Technicolor and Fraunhofer, which owned and licensed the patents used to make MP3 work, had terminated the licensing program for software developers and hardware manufacturers to encode and playback MP3 files. Technicolor and Fraunhofer terminated the program because the patents they held and were used for MP3 had expired. Technicolor nor Fraunhofer no longer had a legal right to charge to license those patents. Thus, MP3 is now freely available for anyone to use: software developers and hardware manufacturers need not pay royalties to support MP3.
But that does not make for a dramatic story. Instead, either unintentionally or through sheer negligence, the story was that “MP3 was dead.” One writer even concluded his article with a eulogy of sorts, embedding the Susan Vega song that was the first to be encoded in MP3, in part to test the fidelity of the compression algorithm. Pour one out for MP3 while reciting “Tom’s Diner.”
MP3 is Free, Buy AAC
However, MP3 is not dead. The storyline that MP3 is dead seems to come from the former patent holders themselves. They likely pushed this storyline to gain support for a newer format that is still patent-protected, AAC. AAC is, by many measures, a better compression format. But as Marco Arment points out, MP3 is still overwhelming supported for most applications, including podcasts, because it’s a de-facto standard. And because it’s so widely supported and because a lot more people recognize “MP3” than those who know what “AAC” is, it’s unlikely that MP3 will disappear, especially now that it is free.

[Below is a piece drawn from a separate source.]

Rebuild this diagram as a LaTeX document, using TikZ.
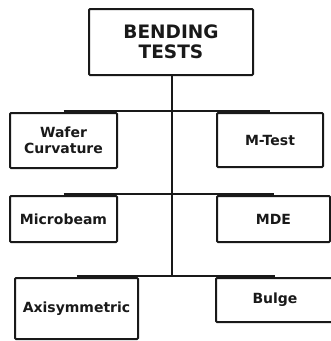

Because Technicolor and Fraunhofer could no longer profit from MP3, it meant they would have to find a new way to earn royalties on another audio codec. Declaring MP3 dead was a way to move users from the now-free MP3 codec to the patent-protected AAC.
The Techdirt podcast covered this subject in depth this week. They seemed unsympathetic to the former patent holders, and I can’t blame them. The patent holders could have announced something like “starting today, we’re suspending our MP3 licensing program and now anyone can use MP3 for free. This will give us a chance to focus on promoting new compression technologies, such as AAC, to become the newer and better successor to MP3.”
MP3 is dead, but only to Fraunhofer because they can’t make money from it.
OTA Isn’t Dead, Either
Declaring MP3 dead reminded me of what happened almost a decade ago with the digital broadcast TV transition.
In 2009, the FCC required almost all broadcast TV stations to turn off their analog over-the-air (OTA) signals. The most immediate effect was that, for people with older, analog-only TV receivers, they would have to get a digital-to-analog TV converter box or subscribe to a cable or satellite TV to continue to watch TV. Those with newer digital TV receivers would have to take no significant action to continue watching TV.
However, the storyline that came from this was that over-the-air broadcast TV was dead. As I noted in 2013, this was simply not true: rabbit ears still work. In fact, the DTV transition did lead to more cable and satellite subscribers. As a form of poetic justice, those gains have been wiped out by cord-cutting.
A profit motive seemed to drive the story that there would be no more “rabbit ears.” In the case of the the digital TV transition in 2009, I wrote that “cable and satellite companies took this as an opportunity to sign up new customers thinking that those that received over-the-air television would be doomed. Instead, they were just duped.”
Neither OTA nor MP3 is dead. In fact, both are very much alive and, best of all, they are both free!